Appeals court rejects NFR effort to re-open Centennial Park eminent domain case
A state appellate court has again rejected a request from a South End land owner to overturn its decision in an eminent domain proceeding seeking 10 to 12 acres of land for the proposed Centennial Park project.
The request, by Niagara Falls Redevelopment (NFR) and an affiliated company, Blue Apple Properties Inc., came in response to efforts by city officials to reclaim ownership of approximately 5 of the roughly 12 acres of property subject to the eminent domain ruling because NFR never properly gained title to what was previously the 10th Street Park.
NFR filed a motion in the Appellate Division Fourth Department of New York State Supreme Court in March asking the justices there to review and reverse their July 28, 2023, unanimous ruling that the city was justified in seeking to use eminent domain to take up to 12 acres of undeveloped land for the park and events center project. Lawyers for NFR had argued that the claim by the city that it already owns some of the proposed park property, based on newly discovered evidence, 'probably would have produced a different result' if the appeals court justices had been aware of it in 2023.
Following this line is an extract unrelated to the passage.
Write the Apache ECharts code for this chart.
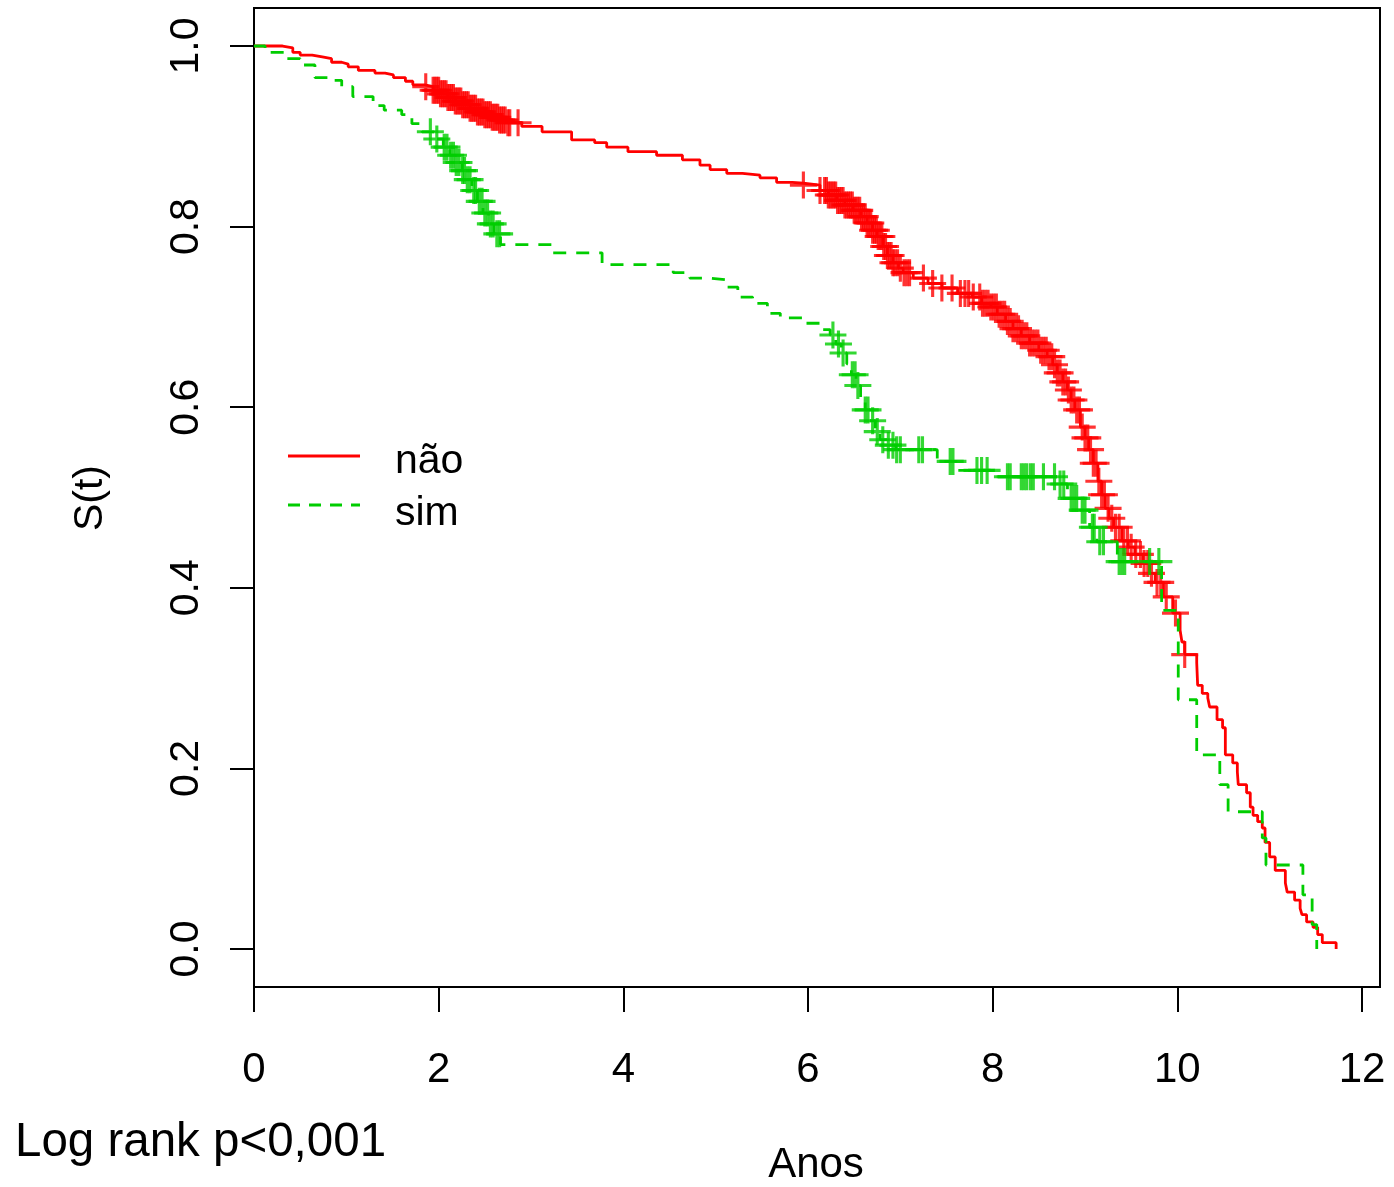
<!DOCTYPE html>
<html>
<head>
<meta charset="utf-8">
<script src="https://cdn.jsdelivr.net/npm/echarts@6/dist/echarts.min.js"></script>
<style>
html,body{margin:0;padding:0;background:#fff;}
#chart{width:1394px;height:1187px;}
</style>
</head>
<body>
<div id="chart"></div>
<script>
// ---- Data ----
var xTicks = [0, 2, 4, 6, 8, 10, 12];
var yTicks = [0, 0.2, 0.4, 0.6, 0.8, 1.0];
var groupNames = ['não', 'sim'];

// Kaplan-Meier steps, group "não"
var naoTime = [0,0.31,0.42,0.50,0.63,0.74,0.84,0.95,1.02,1.13,1.31,1.42,1.51,1.64,1.72,1.85,1.94,2.02,2.10,2.18,2.26,2.34,2.42,2.50,2.58,2.66,2.74,2.90,3.12,3.44,3.69,3.82,4.05,4.36,4.64,4.83,4.94,5.12,5.29,5.48,5.66,5.83,5.95,6.13,6.22,6.31,6.40,6.49,6.57,6.64,6.70,6.75,6.81,6.86,6.92,6.98,7.03,7.14,7.30,7.45,7.62,7.78,7.88,7.98,8.05,8.14,8.22,8.31,8.40,8.50,8.59,8.65,8.70,8.76,8.81,8.85,8.89,8.95,9.00,9.04,9.09,9.14,9.18,9.22,9.26,9.31,9.40,9.47,9.54,9.63,9.70,9.76,9.85,9.95,10.03,10.05,10.08,10.21,10.22,10.27,10.33,10.35,10.43,10.49,10.52,10.60,10.65,10.66,10.75,10.79,10.82,10.87,10.92,10.95,11.00,11.06,11.17,11.19,11.27,11.33,11.35,11.40,11.47,11.52,11.57,11.72];
var naoSurv = [1,0.998,0.993,0.990,0.988,0.986,0.982,0.980,0.977,0.973,0.970,0.968,0.965,0.961,0.957,0.955,0.951,0.947,0.943,0.939,0.935,0.931,0.927,0.924,0.921,0.918,0.915,0.911,0.905,0.896,0.893,0.888,0.883,0.879,0.874,0.868,0.863,0.859,0.857,0.854,0.849,0.848,0.846,0.840,0.835,0.829,0.824,0.818,0.811,0.804,0.796,0.789,0.778,0.768,0.760,0.754,0.749,0.743,0.737,0.732,0.726,0.722,0.715,0.711,0.703,0.695,0.687,0.679,0.671,0.663,0.656,0.647,0.638,0.628,0.619,0.608,0.597,0.578,0.566,0.553,0.538,0.518,0.503,0.488,0.477,0.467,0.452,0.445,0.437,0.427,0.416,0.406,0.390,0.372,0.353,0.340,0.326,0.317,0.292,0.283,0.278,0.268,0.254,0.245,0.215,0.206,0.196,0.182,0.173,0.157,0.148,0.141,0.134,0.118,0.102,0.087,0.073,0.063,0.054,0.045,0.038,0.030,0.024,0.016,0.007,0.000];

// Kaplan-Meier steps, group "sim"
var simTime = [0,0.12,0.36,0.50,0.66,0.80,0.95,1.07,1.29,1.41,1.60,1.71,1.82,1.95,2.05,2.12,2.18,2.25,2.30,2.36,2.42,2.48,2.54,2.60,2.67,3.23,3.77,4.54,4.72,4.92,5.12,5.24,5.40,5.56,5.70,5.94,6.13,6.24,6.30,6.36,6.42,6.47,6.52,6.57,6.62,6.67,6.73,6.78,6.86,6.95,7.40,7.62,8.02,8.70,8.81,8.95,9.05,9.13,9.35,9.83,10.01,10.21,10.46,10.55,10.92,10.96,11.36,11.46,11.51];
var simSurv = [1,0.993,0.986,0.979,0.965,0.962,0.955,0.944,0.934,0.929,0.924,0.914,0.905,0.897,0.888,0.879,0.871,0.862,0.852,0.840,0.828,0.815,0.803,0.792,0.780,0.771,0.758,0.749,0.743,0.741,0.733,0.722,0.715,0.704,0.699,0.693,0.686,0.680,0.670,0.660,0.648,0.636,0.624,0.611,0.597,0.585,0.573,0.564,0.558,0.553,0.540,0.530,0.523,0.515,0.499,0.486,0.467,0.451,0.429,0.375,0.276,0.215,0.182,0.152,0.123,0.093,0.060,0.027,0.000];

// censoring times
var naoCensor = [1.86,1.94,1.96,1.98,2.00,2.02,2.04,2.06,2.08,2.10,2.12,2.14,2.16,2.18,2.20,2.22,2.24,2.26,2.28,2.30,2.32,2.34,2.36,2.38,2.40,2.42,2.44,2.46,2.48,2.50,2.52,2.54,2.56,2.58,2.60,2.62,2.64,2.66,2.68,2.70,2.72,2.75,2.77,2.86,
  5.95,6.13,6.18,6.20,6.22,6.24,6.26,6.28,6.30,6.32,6.34,6.36,6.38,6.40,6.42,6.44,6.46,6.48,6.50,6.52,6.54,6.56,6.58,6.60,6.62,6.64,6.66,6.68,6.70,6.72,6.74,6.76,6.78,6.80,6.82,6.84,6.86,6.88,6.90,6.92,6.94,6.97,7.00,7.04,7.07,7.10,7.25,
  7.35,7.45,7.56,7.65,7.70,7.74,7.79,7.86,7.89,7.92,7.95,7.98,8.01,8.04,8.07,8.10,8.13,8.16,8.19,8.22,8.25,8.28,8.31,8.34,8.37,8.40,8.43,8.46,8.49,8.52,8.55,8.58,8.61,8.64,8.67,8.70,8.73,8.76,8.79,8.82,8.85,8.88,8.91,8.94,8.97,9.00,9.03,9.06,9.09,9.12,9.15,9.18,9.21,9.25,9.29,
  9.33,9.37,9.42,9.46,9.50,9.55,9.60,9.64,9.68,9.72,9.78,9.82,9.88,9.98,10.08];
var simCensor = [1.91,1.98,2.06,2.09,2.13,2.16,2.19,2.22,2.26,2.28,2.31,2.34,2.38,2.40,2.44,2.47,2.50,2.53,2.56,2.59,2.63,2.66,
  6.27,6.33,6.38,6.48,6.51,6.54,6.62,6.65,6.70,6.75,6.81,6.87,6.92,6.96,7.00,7.20,7.24,
  7.54,7.57,7.83,7.88,7.94,8.16,8.19,8.31,8.34,8.37,8.41,8.44,8.55,8.67,8.73,8.77,8.85,8.88,8.91,8.97,9.00,9.08,9.10,9.16,9.20,9.37,9.40,9.43,9.70,9.80];

// ---- Build ----
function zip(a, b) { var out = []; for (var i = 0; i < a.length; i++) out.push([a[i], b[i]]); return out; }
function survAt(times, surv, t) {
  var s = surv[0];
  for (var i = 0; i < times.length; i++) { if (times[i] <= t) s = surv[i]; }
  return s;
}
function censorPts(ct, times, surv) { return ct.map(function (t) { return [t, survAt(times, surv, t)]; }); }

var RED = '#FF0000', GREEN = '#00CD00';
var FONT = '"Liberation Sans", Arial, Helvetica, sans-serif';
var plusSym = 'path://M11.5,0h3v26h-3z M0,11.5h26v3h-26z';

var chart = echarts.init(document.getElementById('chart'), null, { renderer: 'canvas' });
chart.setOption({
  animation: false,
  backgroundColor: '#fff',
  grid: { left: 254, top: 8, width: 1126, height: 979, show: true, borderColor: '#000', borderWidth: 2, backgroundColor: 'transparent' },
  xAxis: {
    type: 'value', min: 0, max: 12.195,
    axisLine: { show: false, onZero: false },
    splitLine: { show: false },
    axisTick: { show: true, length: 25, customValues: xTicks, lineStyle: { color: '#000', width: 2 } },
    axisLabel: { customValues: xTicks, margin: 62, fontSize: 42, color: '#000', fontFamily: FONT,
      formatter: function (v) { return String(v); } }
  },
  yAxis: {
    type: 'value', min: -0.0421, max: 1.0421,
    axisLine: { show: false, onZero: false },
    splitLine: { show: false },
    axisTick: { show: true, length: 24, customValues: yTicks, lineStyle: { color: '#000', width: 2 } },
    axisLabel: { customValues: yTicks, rotate: 90, margin: 47, fontSize: 41, color: '#000', fontFamily: FONT,
      formatter: function (v) { return v.toFixed(1); } }
  },
  series: [
    { name: groupNames[0], type: 'line', step: 'end', data: zip(naoTime, naoSurv), symbol: 'none',
      lineStyle: { color: RED, width: 2.8 }, silent: true, z: 2 },
    { name: groupNames[0] + ' censor', type: 'scatter', data: censorPts(naoCensor, naoTime, naoSurv),
      symbol: plusSym, symbolSize: 27, itemStyle: { color: RED }, silent: true, z: 3 },
    { name: groupNames[1], type: 'line', step: 'end', data: zip(simTime, simSurv), symbol: 'none',
      lineStyle: { color: GREEN, width: 2.8, type: [13, 10] }, silent: true, z: 4 },
    { name: groupNames[1] + ' censor', type: 'scatter', data: censorPts(simCensor, simTime, simSurv),
      symbol: plusSym, symbolSize: 27, itemStyle: { color: GREEN }, silent: true, z: 5 }
  ],
  graphic: [
    { type: 'line', shape: { x1: 288, y1: 456, x2: 360, y2: 456 }, style: { stroke: RED, lineWidth: 2.8 } },
    { type: 'line', shape: { x1: 288, y1: 505, x2: 360, y2: 505 }, style: { stroke: GREEN, lineWidth: 2.8, lineDash: [12, 9] } },
    { type: 'text', x: 395, y: 462, style: { text: groupNames[0], font: '41px ' + FONT, fill: '#000', textAlign: 'left', textVerticalAlign: 'middle' } },
    { type: 'text', x: 395, y: 514, style: { text: groupNames[1], font: '41px ' + FONT, fill: '#000', textAlign: 'left', textVerticalAlign: 'middle' } },
    { type: 'text', x: 91, y: 498, rotation: Math.PI / 2, style: { text: 'S(t)', font: '41px ' + FONT, fill: '#000', textAlign: 'center', textVerticalAlign: 'middle' } },
    { type: 'text', x: 816, y: 1165, style: { text: 'Anos', font: '42px ' + FONT, fill: '#000', textAlign: 'center', textVerticalAlign: 'middle' } },
    { type: 'text', x: 15, y: 1143, style: { text: 'Log rank p<0,001', font: '47.5px ' + FONT, fill: '#000', textAlign: 'left', textVerticalAlign: 'middle' } }
  ]
});
</script>
</body>
</html>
'Because this new evidence is manifestly inconsistent with the facts on which (the July 2023 ruling) is based, (NFR) respectfully asks this Court to vacate (the ruling),' NFR's lead lawyer, John Horn, wrote in a filing with the Fourth Department.
Horn also asked the appeals court to 'reject and annul' findings by the Niagara Falls Common Council that the proposed park project would be a public benefit or serve a public purpose.
In a blunt, but unsigned, three-sentence decision released on Friday, the court wrote, 'Now upon reading and filing the papers with respect to the motion, and due deliberation having been had thereon, it is hereby ordered that the motion is denied.'
Mayor Robert Restaino did not comment on the appeals court ruling.
A spokesman for NFR could not immediately be reached for comment.
In their original ruling, the Appellate Division justices wrote that 'the city's determination to exercise its eminent domain power 'is rationally related to a conceivable public purpose.''
The justices said they came to that conclusion because the Centennial Park proposal would develop parkland and other recreational space as well as 'revitalizing and redeveloping a longstanding vacant lot, which was a blight on the city.'
The Niagara Falls City Council has directed the city's corporation counsel to 'take all necessary steps to commence any and all legal action ... in order to declare the transfer of (10th Street Playground, 907 Falls St.) null and void.' The city's special counsel for the Centennial Park project, the Buffalo-based law firm of Hodgson Russ, has filed what is known as a quiet title action to reclaim the former parkland.
A quiet title action is a legal proceeding where a lawsuit is filed to establish clear ownership of a property. The city claims the transfer of the playground property in 2004 was not properly completed.
NFR has insisted the property was 'lawfully' transferred, and is fighting the quiet title action.